Do you have any family?  Wife?  Children?

My amazing wife Kris of 12 years.  Children Jackson 9 and Sophie 5.

The Sye Family

When did you first start playing hockey or street hockey?  Do you play ice as well?  Who introduced you to the game?

I started playing street hockey with all the kids in my neighborhood in the late 80’s around the time Mario and the Penguins were becoming something special.  I just played dek hockey, I really never had much desire to play ice until later in life.  Ball hockey is not as prevalent in the Tampa Bay area as it is up North so for the past few years I’ve been playing ice hockey and in additional to ball hockey.

harry ice
Harry and his local ice hockey team celebrating a league championship

What do you credit for being a big influence on you growing up playing street hockey?

I grew up in a great neighborhood and all we did was play sports.  We started playing street hockey with some of the kids that played ice hockey.  Immediately I loved it.  I didn’t have any skills so they through me on defense.  I was able to do well playing defense with little experience and skills using my size, reach and playing hard.  I had am immediate passion for the game and wanted to play everyday.

When did you get involved in the competitive side of street hockey?  What was the first championship you ever won?  

Soon after the street hockey, we started playing at South Park Dek hockey in Cadet.  It was amazing for us at the time, no moving the nets for cars, nice smooth surface, refs and all the parents cheering us on.  Honestly can’t recall my 1st championship, but after a few seasons we started to have success as a team.   I remember winning a freshman tournament in 1993 with Mark Madden’s Wizards at Mayer Dek in Long Island, my first major victory at a tournament and still have that trophy on display.

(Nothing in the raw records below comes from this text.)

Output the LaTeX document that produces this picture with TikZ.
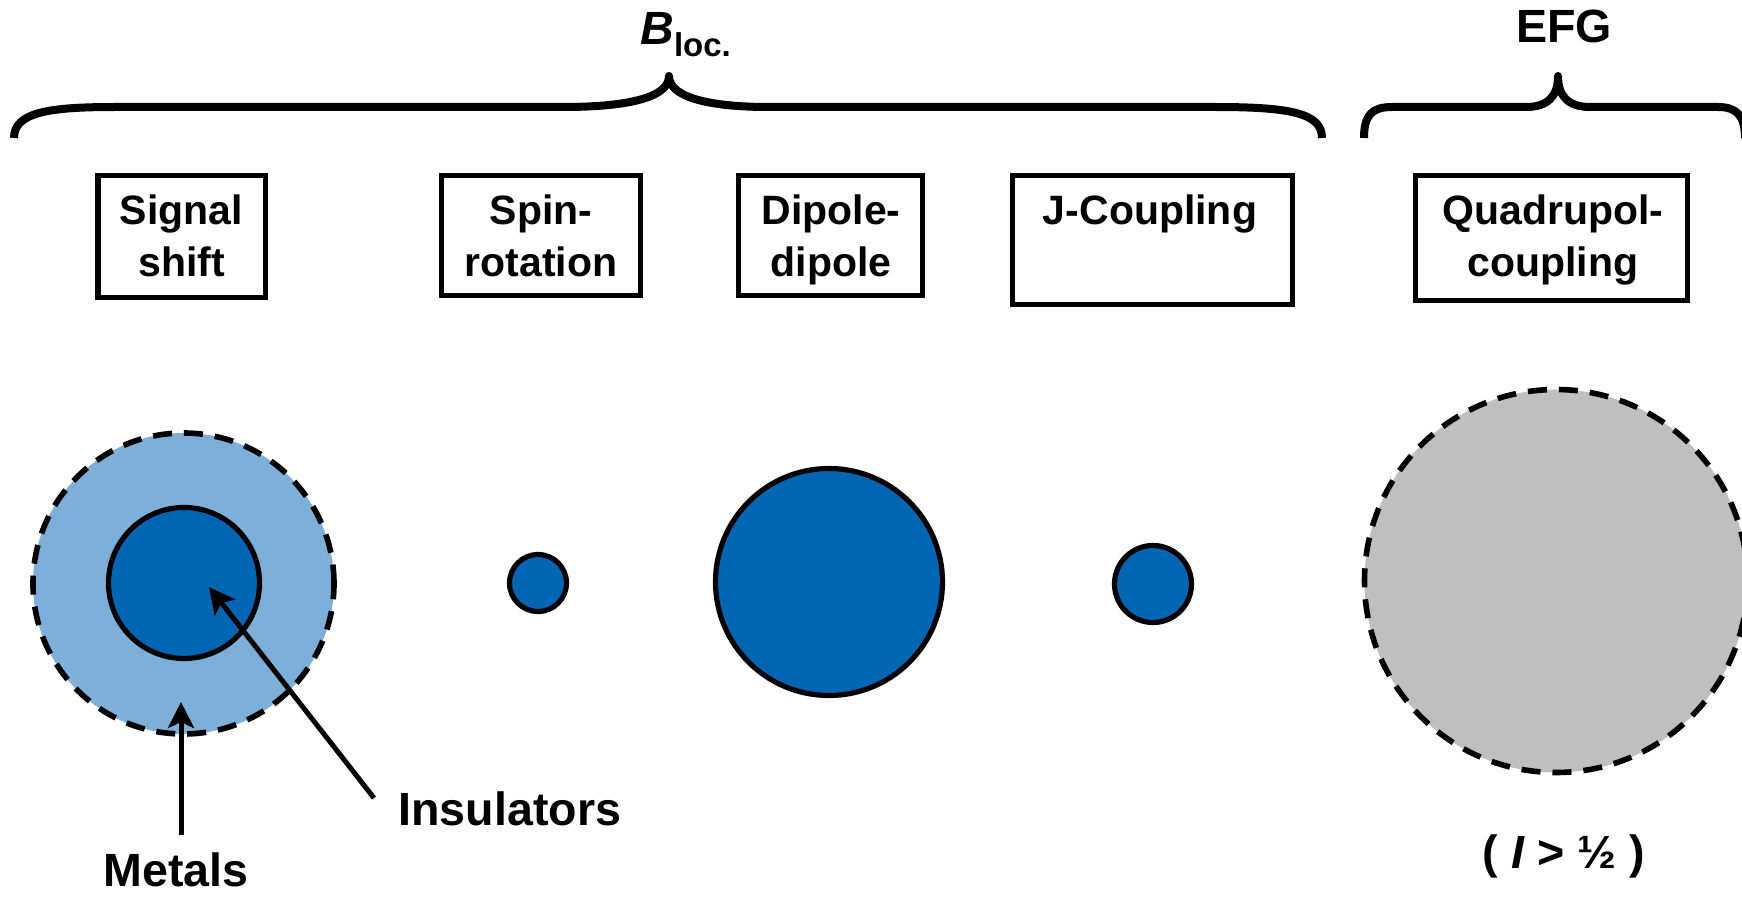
\documentclass[tikz,border=0pt]{standalone}
\usepackage{fontspec}
\setmainfont{Liberation Sans}
\usetikzlibrary{arrows.meta}
\definecolor{deepblue}{RGB}{0,102,179}
\definecolor{paleblue}{RGB}{125,175,216}
\definecolor{efggrey}{RGB}{191,191,191}
\begin{document}
\begin{tikzpicture}[x=0.5pt,y=-0.5pt,
  boxst/.style={draw,line width=2.75pt,rectangle,inner sep=0pt},
  boxtext/.style={font=\bfseries\fontsize{20.5}{26}\selectfont,align=center,inner sep=0pt,anchor=base},
  bigtext/.style={font=\bfseries\fontsize{23.3}{27}\selectfont,inner sep=0pt},
  bracest/.style={line width=4pt,line join=round},
  ring/.style={circle,draw,line width=2.6pt,inner sep=0pt,fill=deepblue},
  dashring/.style={circle,draw,line width=2.8pt,dash pattern=on 9.5pt off 6pt,inner sep=0pt},
  pointer/.style={line width=2.5pt,-{Stealth[length=13pt,width=13pt,inset=3pt]}}
]
\useasboundingbox (0,0) rectangle (1742,899);
\fill[white] (0,0) rectangle (1742,899);

% group labels and braces
\node[anchor=base west,inner sep=0pt] (bloc) at (640,45)
  {\fontsize{23.3}{27}\selectfont\bfseries\itshape B\upshape\fontsize{16.5}{20}\selectfont\raisebox{-6pt}{loc.}};
\node[bigtext,anchor=base] (efg) at (1564,43) {EFG};

\draw[bracest] (14,138) .. controls (14,112) and (50,107) .. (115,107) -- (563,107)
  .. controls (630,107) and (669,97) .. (669,76)
  .. controls (669,97) and (708,107) .. (769,107) -- (1215,107)
  .. controls (1290,107) and (1322,113) .. (1322,138);
\draw[bracest] (1364,138) .. controls (1364,115) and (1372,107) .. (1392,107) -- (1526,107)
  .. controls (1548,107) and (1558,96) .. (1558,76)
  .. controls (1558,96) and (1568,107) .. (1590,107) -- (1718,107)
  .. controls (1736,107) and (1745,115) .. (1745,138);

% interaction boxes
\node[boxst,minimum width=83.75pt,minimum height=61pt] (shiftbox) at (181.5,236.5) {};
\node[boxst,minimum width=99.5pt,minimum height=60pt] (spinbox) at (541,235.5) {};
\node[boxst,minimum width=92pt,minimum height=60pt] (dipbox) at (830.5,235.5) {};
\node[boxst,minimum width=140pt,minimum height=64.5pt] (jbox) at (1152.5,240) {};
\node[boxst,minimum width=136pt,minimum height=62.5pt] (quadbox) at (1551.5,238) {};

% two-line labels sit on the baseline of their second line
\node[boxtext] (shifttxt) at (181.5,277) {Signal\\shift};
\node[boxtext] (spintxt) at (541,277) {Spin-\\rotation};
\node[boxtext] (diptxt) at (831,277) {Dipole-\\dipole};
\node[boxtext] (jtxt) at (1150,225) {J-Coupling};
\node[boxtext] (quadtxt) at (1553,277) {Quadrupol-\\coupling};

% circles
\node[dashring,fill=paleblue,minimum size=150.5pt] (metring) at (183.5,583.5) {};
\node[ring,minimum size=75.5pt] (insring) at (184,583) {};
\node[ring,minimum size=28.5pt] (spinring) at (538,583) {};
\node[ring,minimum size=113.5pt] (dipring) at (829,582) {};
\node[ring,minimum size=38.5pt] (jring) at (1153,584) {};
\node[dashring,fill=efggrey,minimum size=191.5pt] (quadring) at (1556,581) {};

% annotations
\node[bigtext,anchor=base] (metals) at (176,886) {Metals};
\node[bigtext,anchor=base west] (insul) at (398,825) {Insulators};
\node[bigtext,anchor=base] (spincond) at (1564,868) {( \textit{I} > ½ )};

\coordinate (metTail) at (181,835);
\coordinate (metTip) at (181,702);
\coordinate (insTail) at (374,798);
\coordinate (insTip) at (209,587);
\draw[pointer] (metTail) -- (metTip);
\draw[pointer] (insTail) -- (insTip);
\end{tikzpicture}
\end{document}
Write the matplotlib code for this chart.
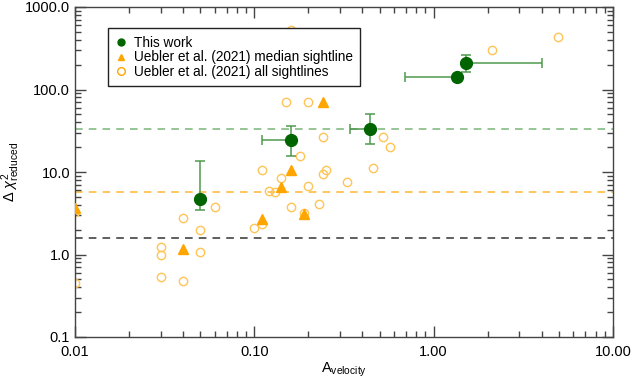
import matplotlib
matplotlib.use('Agg')
import matplotlib.pyplot as plt
from matplotlib.lines import Line2D
import numpy as np

plt.rcParams['font.family'] = ['Liberation Sans', 'DejaVu Sans']
plt.rcParams['mathtext.fontset'] = 'custom'
plt.rcParams['mathtext.rm'] = 'Liberation Sans'
plt.rcParams['mathtext.it'] = 'Liberation Sans:italic'

# This work
work_x = [0.05, 0.16, 0.44, 1.355, 1.52]
work_y = [4.67, 24.2, 33.5, 142.0, 208.0]
work_xerr_lo = [0.0, 0.049, 0.098, 0.66, 0.0]
work_xerr_hi = [0.0, 0.0, 0.0, 0.0, 2.49]
work_yerr_lo = [1.21, 8.6, 11.7, 0.0, 45.0]
work_yerr_hi = [9.0, 12.2, 16.5, 0.0, 52.0]

# Uebler et al. (2021) median sightline
med_x = [0.01, 0.04, 0.11, 0.14, 0.16, 0.19, 0.24]
med_y = [3.63, 1.16, 2.67, 6.63, 10.6, 3.10, 70.5]

# Uebler et al. (2021) all sightlines
all_x = [0.01, 0.01, 0.03, 0.03, 0.03, 0.04, 0.04, 0.05, 0.05, 0.06,
         0.10, 0.11, 0.11, 0.12, 0.13, 0.14, 0.15, 0.16, 0.16, 0.18,
         0.19, 0.20, 0.20, 0.23, 0.24, 0.24, 0.25, 0.33, 0.46, 0.52,
         0.57, 2.11, 4.92]
all_y = [3.25, 0.455, 1.22, 1.0, 0.533, 2.75, 0.477, 1.96, 1.06, 3.73,
         2.07, 2.32, 10.5, 5.93, 5.67, 8.39, 71.0, 533.0, 3.79, 15.6,
         3.16, 71.0, 6.83, 4.05, 26.8, 9.46, 10.6, 7.63, 11.3, 26.8,
         20.1, 304.0, 436.0]

# reference levels
level_work = 33.5
level_uebler = 5.73
level_black = 1.57

x_ticks = [0.01, 0.1, 1.0, 10.0]
x_labels = ['0.01', '0.10', '1.00', '10.00']
y_ticks = [0.1, 1.0, 10.0, 100.0, 1000.0]
y_labels = ['0.1', '1.0', '10.0', '100.0', '1000.0']

dark_green = '#006400'
bar_green = '#4f9a4f'
orange = '#FFA500'
pale_orange = '#FFC456'

fig = plt.figure(figsize=(6.34, 3.8), dpi=100)
ax = fig.add_axes([75/634, 1-337/380, (613-75)/634, (337-7)/380])
ax.set_xscale('log')
ax.set_yscale('log')
ax.set_xlim(0.01, 10)
ax.set_ylim(0.1, 1000)

ax.axhline(level_work, color='#7bb57b', ls=(0, (5, 4)), lw=1.1, zorder=1)
ax.axhline(level_uebler, color='#FFB733', ls=(0, (5, 4)), lw=1.1, zorder=1)
ax.axhline(level_black, color='#333333', ls=(0, (5, 4)), lw=1.1, zorder=1)

ax.plot(all_x, all_y, 'o', mfc='none', mec=pale_orange, mew=1.0, ms=6,
        zorder=2)
ax.plot(med_x, med_y, '^', color=orange, ms=6.5, zorder=3)

ax.errorbar(work_x, work_y,
            xerr=[work_xerr_lo, work_xerr_hi],
            yerr=[work_yerr_lo, work_yerr_hi],
            fmt='none', ecolor=bar_green, elinewidth=1.1, capsize=3.5,
            capthick=1.1, zorder=4)
ax.plot(work_x, work_y, 'o', color=dark_green, ms=8.5, zorder=5)

ax.set_xticks(x_ticks)
ax.set_xticklabels(x_labels)
ax.set_yticks(y_ticks)
ax.set_yticklabels(y_labels)
ax.tick_params(which='both', direction='in', top=True, right=True,
               colors='#444444', labelcolor='black', labelsize=10.5)
ax.tick_params(which='major', length=8, width=1)
ax.tick_params(which='minor', length=4.5, width=1)
ax.tick_params(axis='x', pad=6)
for s in ax.spines.values():
    s.set_color('#444444')
    s.set_linewidth(1)

ax.set_xlabel(r'A$_{\rm velocity}$', fontsize=10.5, labelpad=1)
ax.set_ylabel(r'$\Delta\ \chi^2_{\rm reduced}$', fontsize=10.5, labelpad=2)

handles = [
    Line2D([], [], ls='none', marker='o', color=dark_green, ms=5),
    Line2D([], [], ls='none', marker='^', color=orange, ms=5),
    Line2D([], [], ls='none', marker='o', mfc='none', mec=orange, ms=5.5),
]
labels = ['This work', 'Uebler et al. (2021) median sightline',
          'Uebler et al. (2021) all sightlines']
leg = ax.legend(handles, labels, loc='upper left',
                bbox_to_anchor=(0.061, 0.936), borderaxespad=0,
                fancybox=False, edgecolor='#222222', framealpha=1,
                fontsize=9.8, handlelength=0.8, handletextpad=0.55,
                labelspacing=0.05, borderpad=0.55)
leg.get_frame().set_linewidth(1)
leg.set_zorder(10)

fig.savefig('out.png', dpi=100)
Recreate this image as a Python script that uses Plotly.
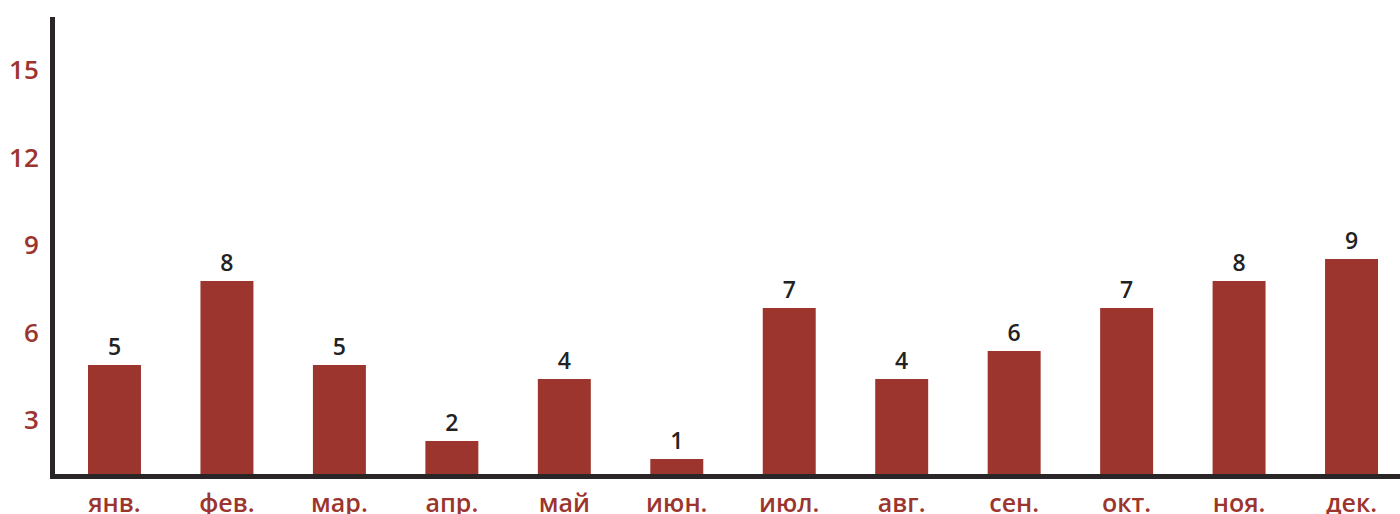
import plotly.graph_objects as go

months = ["янв.", "фев.", "мар.", "апр.", "май", "июн.", "июл.", "авг.", "сен.", "окт.", "ноя.", "дек."]
values = [4.89, 7.77, 4.89, 2.28, 4.41, 1.66, 6.84, 4.41, 5.37, 6.84, 7.77, 8.52]
value_labels = ["5", "8", "5", "2", "4", "1", "7", "4", "6", "7", "8", "9"]
y_ticks = [3, 6, 9, 12, 15]
y_tick_labels = ["3", "6", "9", "12", "15"]

RED = "#9b352e"
DARK = "#2a2627"
FONT = "Open Sans"

fig = go.Figure(
    go.Bar(
        x=months,
        y=values,
        text=value_labels,
        textposition="outside",
        cliponaxis=False,
        textfont=dict(family=FONT, size=23, color="#222222", weight=600),
        marker=dict(color=RED, line=dict(width=0)),
        hoverinfo="skip",
    )
)

fig.update_layout(
    width=1400,
    height=514,
    margin=dict(l=55, r=0, t=17, b=40),
    paper_bgcolor="white",
    plot_bgcolor="white",
    bargap=0.529,
    showlegend=False,
    font=dict(family=FONT),
)

fig.update_xaxes(
    range=[-0.529, 11.431],
    automargin=False,
    showline=True,
    linecolor=DARK,
    linewidth=5,
    showgrid=False,
    zeroline=False,
    ticks="",
    tickfont=dict(family=FONT, size=25, color=RED, weight=600),
    ticklabelstandoff=3,
)

fig.update_yaxes(
    range=[1.149, 16.817],
    automargin=False,
    tickvals=y_ticks,
    ticktext=y_tick_labels,
    showline=True,
    linecolor=DARK,
    linewidth=5,
    showgrid=False,
    zeroline=False,
    ticks="",
    tickfont=dict(family=FONT, size=26, color=RED, weight=600),
    ticklabelstandoff=6,
)

fig.write_html(
    "out.html",
    config={"displayModeBar": False},
    post_script="document.body.style.margin='0';document.body.style.overflow='hidden';",
)
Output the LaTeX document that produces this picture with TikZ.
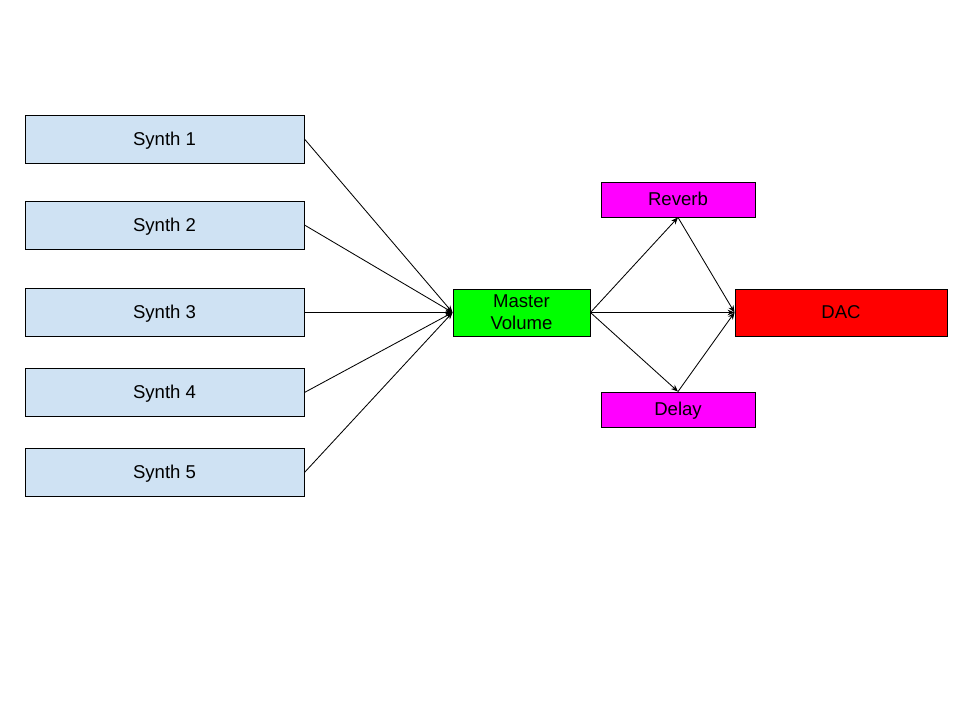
\documentclass[tikz,border=0pt]{standalone}
\usepackage{fontspec}
\setmainfont{Liberation Sans}
\usepackage{xcolor}
\usetikzlibrary{arrows.meta}
\definecolor{synthblue}{HTML}{CFE2F3}
\definecolor{fxmagenta}{HTML}{FF00FF}
\definecolor{mastergreen}{HTML}{00FF00}
\definecolor{dacred}{HTML}{FF0000}

\begin{document}
\begin{tikzpicture}[
    x=0.025cm, y=-0.025cm,
    block/.style={draw, line width=0.6pt, inner sep=0pt, align=center, font=\fontsize{13.2}{15.5}\selectfont},
    oneline/.style={text height=0.92em, text depth=0pt},
    synth/.style={block, oneline, fill=synthblue, minimum width=6.975cm, minimum height=1.2cm},
    effect/.style={block, oneline, fill=fxmagenta, minimum width=3.85cm, minimum height=0.875cm},
    arrow/.style={-{Stealth[length=5pt,width=4pt]}, line width=0.6pt}
]
\useasboundingbox (0,0) rectangle (960,720);

\node[synth] (s1) at (164.5,139) {Synth 1};
\node[synth] (s2) at (164.5,225) {Synth 2};
\node[synth] (s3) at (164.5,312.5) {Synth 3};
\node[synth] (s4) at (164.5,392.5) {Synth 4};
\node[synth] (s5) at (164.5,472.5) {Synth 5};
\node[block, fill=mastergreen, minimum width=3.425cm, minimum height=1.175cm] (master) at (521.5,312.5) {Master\\Volume};
\node[effect] (reverb) at (678,199.5) {Reverb};
\node[effect] (delay) at (678,409.5) {Delay};
\node[block, oneline, fill=dacred, minimum width=5.3cm, minimum height=1.175cm] (dac) at (841,312.5) {DAC};

\draw[arrow] (s1.east) -- (master.west);
\draw[arrow] (s2.east) -- (master.west);
\draw[arrow] (s3.east) -- (master.west);
\draw[arrow] (s4.east) -- (master.west);
\draw[arrow] (s5.east) -- (master.west);
\draw[arrow] (master.east) -- (reverb.south);
\draw[arrow] (master.east) -- (dac.west);
\draw[arrow] (master.east) -- (delay.north);
\draw[arrow] (reverb.south) -- (dac.west);
\draw[arrow] (delay.north) -- (dac.west);
\end{tikzpicture}
\end{document}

When did you realize you were getting pretty good at the game?  Who and what helped you improve as a player and how?

We had try outs for a cadet travel team and I was surprised to make the team.  I remember my 1st tournament experience; we were going to the storied GPDC (Greater Pittsburgh Dek Hockey Center) in Penn Hills.  That rink had been around a lot longer than the rink in South Park and we went into it thinking we were hot stuff, but quickly found out we had a long way to go.  I recall our 1st tournament game we lost 13-1 and went 0-3.  What a wakeup call.  Still that didn’t detour us, we stuck with it and we eventually formed a competitive Cadet and Freshman teams.

Harry and wife Kris showing their support for the Steelers

What was your best hockey memory growing up?

One that sticks out is playing in a Cadet tournament at GPDC in Penn Hills.  It wasn’t a National or even Regional event, more like a jamboree but I scored the game winning goal in the shootout.  I remember running back to my teammates and celebrating with them, then after the same feeling so proud as the celebration continued.  Still remember the drive home with my parents feeling like I was on top of the world!

Harry during Halloween with son, Jackson

There’s been a recent surge of youth ball hockey in the greater Tampa area.  We’ve seen a lot of posts about it on social media.  I understand you are involved with the program Matt Garry has put together at All Sports Arena?  

I’m excited about the future of the sport in Florida. In January 2016, led by Matt Garry and All Sport Arena, we have created youth ball hockey leagues.  The success in the first season was enormous.  We have 4 age groups and nearly 200 kids involved.  We have a variety of players coming out, some beginners, some kids from the roller hockey leagues and kids from ice hockey looking for another way to play hockey.  I’m proud to be part of it, teaching kids how to play the game I grew up playing, about sportsmanship and showing them how fun it is.  This is a great opportunity to grow the game in Florida we’re looking forward to having a Florida kid represent on Team USA one day!

What type of values are you trying to teach your son along with the kids in the youth program at All Sports Arena?

I’m really excited about being a part of the first youth ball hockey league in Florida.  First and foremost we make sure they are having fun. In order to have fun at hockey the kids need to be focused on improving their skills. That’s the key in coaching kids in my opinion, keeping practices fun while getting them to learn fundamentals.  Personally I go out of my way to teach them sportsmanship, playing hard and clean and positive reinforcement with their teammates.

When you’re not playing hockey, what are some hobbies you have?  What do you like to do for fun and relaxation?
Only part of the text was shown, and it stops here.